Opfer zwischen zwei und zwölf Jahren

Zuerst erfuhr die „Alte Welt“ durch Berichte von Reisenden und Missionaren von dem Ritual. Bernabé Cobo etwa, ein spanischer Missionar, der im frühen 17. Jahrhundert in der Andenregion unterwegs war, berichtete über die Menschenopfer der Inka. Er gilt als einer der frühesten Chronisten der Inkazeit. Cobo beschrieb, dass für die Capacocha-Opfer besonders schöne, „vollkommene“ Kinder zwischen zwei und zwölf Jahren aus den entlegenen Regionen des Inkareichs ausgewählt und zu den Opferstätten gebracht wurden. In den Beschreibungen von Cobo und anderen Forschern heißt es auch, dass die Kinder vor der Tat betrunken gemacht und dann mit einer Schnur erwürgt oder erschlagen worden seien. Kulturwissenschaftler waren gegenüber diesen Darstellungen bis in die 1950er-Jahre skeptisch: Schließlich sind Berichte von Menschenopfern ein häufig gewähltes Mittel, um fremde Völker zu diskreditieren.

Doch seit einige gut konservierte Kindermumien aus der Inkazeit gefunden und untersucht wurden, mehren sich die Belege, die für die Capacocha sprechen. Vor zwei Jahren bewiesen Forscher um Valerie A. Andrushko von der Southern Connecticut State University im „Journal of Archaeological Science“, dass die Kinderopfer tatsächlich aus verschiedenen Regionen des Inkareichs stammten. Die Forscher analysierten Genproben von sieben Kindern zwischen drei und zwölf Jahren, die in eine Grabstätte in Choquepukio in Peru bestattet worden waren; außerdem untersuchten sie die Grabbeilagen.

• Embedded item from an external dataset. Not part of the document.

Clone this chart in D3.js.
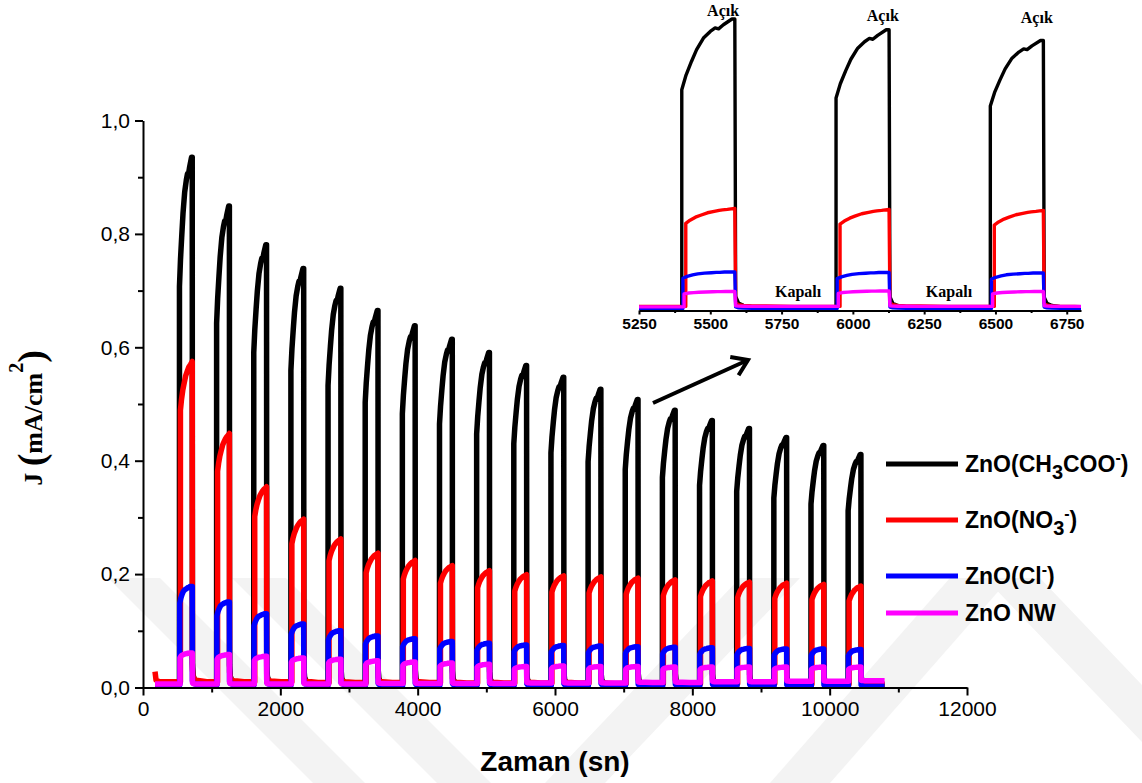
<!DOCTYPE html>
<html>
<head>
<meta charset="utf-8">
<script src="https://cdn.jsdelivr.net/npm/d3@7/dist/d3.min.js"></script>
<style>
  body { margin: 0; background: #ffffff; }
  svg { display: block; }
</style>
</head>
<body>
<svg id="chart" width="1142" height="783"></svg>
<script>
// ---- measurement timing (s) ----
const pulseStart = [531, 1072, 1613, 2154, 2695, 3236, 3777, 4318, 4859, 5400,
                    5941, 6482, 7023, 7564, 8105, 8646, 9187, 9728, 10269];
const pulseLength = 186;
const recordEnd = 10800;

// ---- photocurrent at the end of each light-on period (mA/cm2) ----
const peakAcetate = [0.935, 0.849, 0.781, 0.739, 0.704, 0.665, 0.638, 0.614, 0.591, 0.568,
                     0.547, 0.526, 0.508, 0.489, 0.471, 0.457, 0.441, 0.427, 0.411];
const peakNitrate = [0.575, 0.448, 0.354, 0.297, 0.262, 0.237, 0.224, 0.215, 0.206, 0.199,
                     0.197, 0.195, 0.193, 0.190, 0.188, 0.186, 0.184, 0.182, 0.179];
const peakChloride = [0.178, 0.151, 0.130, 0.112, 0.100, 0.091, 0.086, 0.081, 0.078, 0.075,
                      0.074, 0.073, 0.072, 0.071, 0.070, 0.069, 0.068, 0.068, 0.067];
const peakNanowire = [0.061, 0.058, 0.055, 0.052, 0.050, 0.047, 0.045, 0.043, 0.041, 0.037,
                      0.038, 0.037, 0.037, 0.036, 0.036, 0.036, 0.036, 0.036, 0.036];

// ---- dark current before each pulse and after the last one ----
const darkAcetate = [0.006, 0.006, 0.006, 0.006, 0.006, 0.005, 0.005, 0.005, 0.005, 0.005,
                     0.005, 0.005, 0.005, 0.005, 0.005, 0.005, 0.005, 0.005, 0.005, 0.005];
const darkNitrate = [0.010, 0.010, 0.010, 0.010, 0.009, 0.009, 0.009, 0.009, 0.008, 0.008,
                     0.008, 0.008, 0.007, 0.007, 0.007, 0.007, 0.007, 0.006, 0.006, 0.006];
const darkChloride = [0.005, 0.005, 0.005, 0.005, 0.005, 0.005, 0.004, 0.004, 0.004, 0.004,
                      0.004, 0.004, 0.004, 0.003, 0.003, 0.003, 0.003, 0.002, 0.002, 0.002];
const darkNanowire = [0.006, 0.006, 0.006, 0.006, 0.006, 0.006, 0.007, 0.007, 0.007, 0.007,
                      0.008, 0.008, 0.008, 0.009, 0.009, 0.010, 0.010, 0.011, 0.011, 0.012];

// ---- start of the recording ----
const leadTime = [175, 190, 240];
const leadAcetate = [0.006, 0.006, 0.006];
const leadNitrate = [0.028, 0.013, 0.010];
const leadChloride = [0.005, 0.005, 0.005];
const leadNanowire = [0.006, 0.006, 0.006];

// ---- response shape within a light-on period (fraction of the photocurrent) ----
const riseTime = [0, 15, 34, 52, 76, 100, 117, 129, 146, 176];
const riseAcetate = [0.755, 0.806, 0.853, 0.894, 0.934, 0.957, 0.969, 0.966, 0.980, 1.0];
const riseNitrate = [0.848, 0.880, 0.910, 0.930, 0.955, 0.970, 0.980, 0.985, 0.990, 1.0];
const riseChloride = [0.830, 0.880, 0.920, 0.950, 0.970, 0.980, 0.990, 0.990, 1.0, 1.0];
const riseNanowire = [0.840, 0.900, 0.930, 0.950, 0.970, 0.980, 0.990, 0.990, 1.0, 1.0];
const onDelay = [0, 14, 4, 8];

// ---- relaxation after the light is switched off ----
const decayTime = [3, 13, 30, 60, 110, 210];
const decayFrac = [0.040, 0.017, 0.009, 0.0046, 0.0035, 0];

// ---- axis ticks ----
const xTicks = [0, 2000, 4000, 6000, 8000, 10000, 12000];
const xTickLabels = ["0", "2000", "4000", "6000", "8000", "10000", "12000"];
const xMinor = [1000, 3000, 5000, 7000, 9000, 11000];
const yTicks = [0, 0.2, 0.4, 0.6, 0.8, 1.0];
const yTickLabels = ["0,0", "0,2", "0,4", "0,6", "0,8", "1,0"];
const yMinor = [0.1, 0.3, 0.5, 0.7, 0.9];
const insetTicks = [5250, 5500, 5750, 6000, 6250, 6500, 6750];
const insetTickLabels = ["5250", "5500", "5750", "6000", "6250", "6500", "6750"];
const insetMinor = [5375, 5625, 5875, 6125, 6375, 6625];

// ---- inset annotations ----
const onLabelTime = [5545, 6105, 6645];
const onLabelValue = [0.574, 0.565, 0.560];
const offLabelTime = [5808, 6337];
const offLabelValue = [0.026, 0.026];

const seriesColors = ["#000000", "#ff0000", "#0000ff", "#ff00ff"];

const series = [
  { peak: peakAcetate, dark: darkAcetate, lead: leadAcetate, rise: riseAcetate, color: seriesColors[0], delay: onDelay[0] },
  { peak: peakNitrate, dark: darkNitrate, lead: leadNitrate, rise: riseNitrate, color: seriesColors[1], delay: onDelay[1] },
  { peak: peakChloride, dark: darkChloride, lead: leadChloride, rise: riseChloride, color: seriesColors[2], delay: onDelay[2] },
  { peak: peakNanowire, dark: darkNanowire, lead: leadNanowire, rise: riseNanowire, color: seriesColors[3], delay: onDelay[3] }
];

// Assemble a time trace (t, J) from the per-cycle readings
function buildTrace(s) {
  const pts = leadTime.map((t, i) => [t, s.lead[i]]);
  pulseStart.forEach((t0, k) => {
    const d0 = s.dark[k], d1 = s.dark[k + 1], p = s.peak[k];
    const on = t0 + s.delay, off = t0 + pulseLength;
    pts.push([on, d0]);
    riseTime.forEach((dt, i) => {
      if (on + dt < off) pts.push([on + dt, d0 + (p - d0) * s.rise[i]]);
    });
    pts.push([off, p]);
    decayTime.forEach((dt, i) => pts.push([off + dt, d1 + (p - d1) * decayFrac[i]]));
  });
  pts.push([recordEnd, s.dark[s.dark.length - 1]]);
  return pts;
}
series.forEach(s => { s.trace = buildTrace(s); });

const svg = d3.select("#chart");
const SANS = "'Liberation Sans', Arial, sans-serif";
const SERIF = "'Liberation Serif', 'Times New Roman', serif";

// ---- faint background watermark ----
const wm = svg.append("g").attr("fill", "#f3f3f3");
const bands = [
  [[108, 578], [160, 578], [365, 783], [313, 783]],
  [[232, 578], [286, 578], [491, 783], [437, 783]],
  [[545, 783], [605, 783], [800, 578], [740, 578]],
  [[770, 783], [830, 783], [1010, 578], [950, 578]],
  [[985, 578], [1040, 578], [1142, 685], [1142, 742]]
];
bands.forEach(b => wm.append("polygon").attr("points", b.map(p => p.join(",")).join(" ")));

// ---- main plot ----
const x = d3.scaleLinear().domain([0, 12000]).range([143, 967]);
const y = d3.scaleLinear().domain([0, 1]).range([687.5, 120.5]);

const line = d3.line().x(d => x(d[0])).y(d => y(d[1]));

const plot = svg.append("g");
series.forEach(s => {
  plot.append("path")
    .attr("d", line(s.trace))
    .attr("fill", "none")
    .attr("stroke", s.color)
    .attr("stroke-width", 5.5)
    .attr("stroke-linejoin", "round")
    .attr("stroke-linecap", "butt");
});

function styleAxis(g, size, weight) {
  g.selectAll("path").attr("stroke", "#000").attr("stroke-width", 2);
  g.selectAll("line").attr("stroke", "#000").attr("stroke-width", 2);
  g.selectAll("text").attr("font-family", SANS).attr("font-size", size)
    .attr("font-weight", weight).attr("fill", "#000");
}

// y axis
const gy = svg.append("g").attr("transform", "translate(143,0)");
gy.call(d3.axisLeft(y).tickValues(yTicks).tickFormat((d, i) => yTickLabels[i])
  .tickSize(8).tickSizeOuter(0).tickPadding(5));
styleAxis(gy, 21, "normal");
const gyMinor = svg.append("g").attr("transform", "translate(143,0)");
gyMinor.call(d3.axisLeft(y).tickValues(yMinor).tickFormat("").tickSize(5).tickSizeOuter(0));
gyMinor.select(".domain").remove();
styleAxis(gyMinor, 21, "normal");

// x axis
const gx = svg.append("g").attr("transform", "translate(0,687.5)");
gx.call(d3.axisBottom(x).tickValues(xTicks).tickFormat((d, i) => xTickLabels[i])
  .tickSize(8).tickSizeOuter(0).tickPadding(6));
styleAxis(gx, 21, "normal");
const gxMinor = svg.append("g").attr("transform", "translate(0,687.5)");
gxMinor.call(d3.axisBottom(x).tickValues(xMinor).tickFormat("").tickSize(5).tickSizeOuter(0));
gxMinor.select(".domain").remove();
styleAxis(gxMinor, 21, "normal");

// axis titles
svg.append("text")
  .attr("x", 555).attr("y", 771)
  .attr("text-anchor", "middle")
  .attr("font-family", SANS).attr("font-weight", "bold").attr("font-size", 28)
  .text("Zaman (sn)");

const yTitle = svg.append("text")
  .attr("transform", "translate(42,418) rotate(-90)")
  .attr("text-anchor", "middle")
  .attr("font-family", SERIF).attr("font-weight", "bold").attr("fill", "#000");
yTitle.append("tspan").attr("font-size", 26).text("J ");
yTitle.append("tspan").attr("font-size", 38).attr("dy", 2).text("(");
yTitle.append("tspan").attr("font-size", 26).attr("dy", -2).text("mA/cm");
yTitle.append("tspan").attr("font-size", 20).attr("dy", -19).text("2");
yTitle.append("tspan").attr("font-size", 38).attr("dy", 21).text(")");

// ---- arrow pointing to the inset ----
const arrowFrom = [653, 403], arrowTo = [748, 360];
svg.append("line")
  .attr("x1", arrowFrom[0]).attr("y1", arrowFrom[1])
  .attr("x2", arrowTo[0]).attr("y2", arrowTo[1])
  .attr("stroke", "#000").attr("stroke-width", 4);
{
  const dx = arrowTo[0] - arrowFrom[0], dy = arrowTo[1] - arrowFrom[1];
  const ang = Math.atan2(dy, dx) + Math.PI;
  const len = 18, spread = 34 * Math.PI / 180;
  const a1 = [arrowTo[0] + len * Math.cos(ang - spread), arrowTo[1] + len * Math.sin(ang - spread)];
  const a2 = [arrowTo[0] + len * Math.cos(ang + spread), arrowTo[1] + len * Math.sin(ang + spread)];
  svg.append("path")
    .attr("d", `M${a1[0]},${a1[1]}L${arrowTo[0]},${arrowTo[1]}L${a2[0]},${a2[1]}`)
    .attr("fill", "none").attr("stroke", "#000").attr("stroke-width", 4)
    .attr("stroke-linejoin", "miter");
}

// ---- inset: three cycles enlarged ----
const xi = d3.scaleLinear().domain([5250, 6800]).range([639, 1081]);
const yi = d3.scaleLinear().domain([0, 0.568]).range([310.5, 19]);
const lineInset = d3.line().x(d => xi(d[0])).y(d => yi(d[1]));

svg.append("clipPath").attr("id", "insetClip")
  .append("rect").attr("x", 639).attr("y", 0).attr("width", 442).attr("height", 320);

const inset = svg.append("g").attr("clip-path", "url(#insetClip)");
series.forEach(s => {
  inset.append("path")
    .attr("d", lineInset(s.trace.filter(d => d[0] >= 5100 && d[0] <= 6950)))
    .attr("fill", "none")
    .attr("stroke", s.color)
    .attr("stroke-width", 3.4)
    .attr("stroke-linejoin", "round");
});

const gi = svg.append("g").attr("transform", "translate(0,310.5)");
gi.call(d3.axisBottom(xi).tickValues(insetTicks).tickFormat((d, i) => insetTickLabels[i])
  .tickSize(4).tickSizeOuter(0).tickPadding(3));
styleAxis(gi, 15.5, "bold");
const giMinor = svg.append("g").attr("transform", "translate(0,310.5)");
giMinor.call(d3.axisBottom(xi).tickValues(insetMinor).tickFormat("").tickSize(2.5).tickSizeOuter(0));
giMinor.select(".domain").remove();
styleAxis(giMinor, 15.5, "bold");

onLabelTime.forEach((t, i) => {
  svg.append("text")
    .attr("x", xi(t)).attr("y", yi(onLabelValue[i]))
    .attr("text-anchor", "middle")
    .attr("font-family", SERIF).attr("font-weight", "bold").attr("font-size", 16)
    .text("Açık");
});
offLabelTime.forEach((t, i) => {
  svg.append("text")
    .attr("x", xi(t)).attr("y", yi(offLabelValue[i]))
    .attr("text-anchor", "middle")
    .attr("font-family", SERIF).attr("font-weight", "bold").attr("font-size", 16)
    .text("Kapalı");
});

// ---- legend ----
const legendY = [464, 520, 576, 613];
const legend = svg.append("g").attr("font-family", SANS).attr("font-weight", "bold").attr("font-size", 23);
series.forEach((s, i) => {
  legend.append("line")
    .attr("x1", 886).attr("x2", 958)
    .attr("y1", legendY[i]).attr("y2", legendY[i])
    .attr("stroke", s.color).attr("stroke-width", 5);
});
function legendText(i) {
  return legend.append("text").attr("x", 965).attr("y", legendY[i] + 8);
}
{
  const t = legendText(0);
  t.append("tspan").text("ZnO(CH");
  t.append("tspan").attr("dy", 7).attr("font-size", 20).text("3");
  t.append("tspan").attr("dy", -7).text("COO");
  t.append("tspan").attr("dy", -9).attr("font-size", 16).text("-");
  t.append("tspan").attr("dy", 9).text(")");
}
{
  const t = legendText(1);
  t.append("tspan").text("ZnO(NO");
  t.append("tspan").attr("dy", 7).attr("font-size", 20).text("3");
  t.append("tspan").attr("dy", -16).attr("font-size", 16).text("-");
  t.append("tspan").attr("dy", 9).text(")");
}
{
  const t = legendText(2);
  t.append("tspan").text("ZnO(Cl");
  t.append("tspan").attr("dy", -9).attr("font-size", 16).text("-");
  t.append("tspan").attr("dy", 9).text(")");
}
legendText(3).text("ZnO NW");
</script>
</body>
</html>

Die Arbeiten von Andrew Wilson und seinem Team lassen Schlüsse darauf zu, wie die Capacocha vorbereitet wurde. Bereits 2007 bestätigten die Forscher, dass sich die Ernährung des ältesten Mädchens etwa ein Jahr vor ihrem Tod drastisch verändert hat. Die Analyse von Kohlenstoff-, Wasserstoff-, Sauerstoff- und Stickstoffisotopen zeigte, dass das Kind lange Zeit vor allem Kartoffeln gegessen hatte. Dann aber änderte sich sein Speiseplan: Es ernährte sich auch von Mais und Lamafleisch. Die Forscher gehen davon aus, dass diese Umstellung der Nahrung eine Vorbereitung auf die Opferung war.

Bei der Analyse für die aktuelle Studie fanden die Forscher Spuren von Alkohol. Diese stammen möglicherweise von dem vergorenen Maisgetränk Chicha. Das 13-jährige Mädchen hatte zudem einen Pfriem aus Kokablättern in der linken Wangentasche, wie Aufnahmen des Kopfes mit dem Computertomografen und Analysen ergaben. Die Inka glaubten, dass Rauschzustände einen Zugang zur Welt der Geister ermöglichten. „Koka und Alkohol waren Substanzen, die einen veränderten, als heilig geltenden Status herbeiführten“, heißt es in der Studie. Die Rauschmittel könnten aber auch dazu beigetragen haben, die Kinder für die Rituale gefügig zu machen oder sie zu beruhigen, wenn sie sich dem Ort nähern mussten, an dem sie schließlich geopfert wurden: dem Gipfel eines Berges.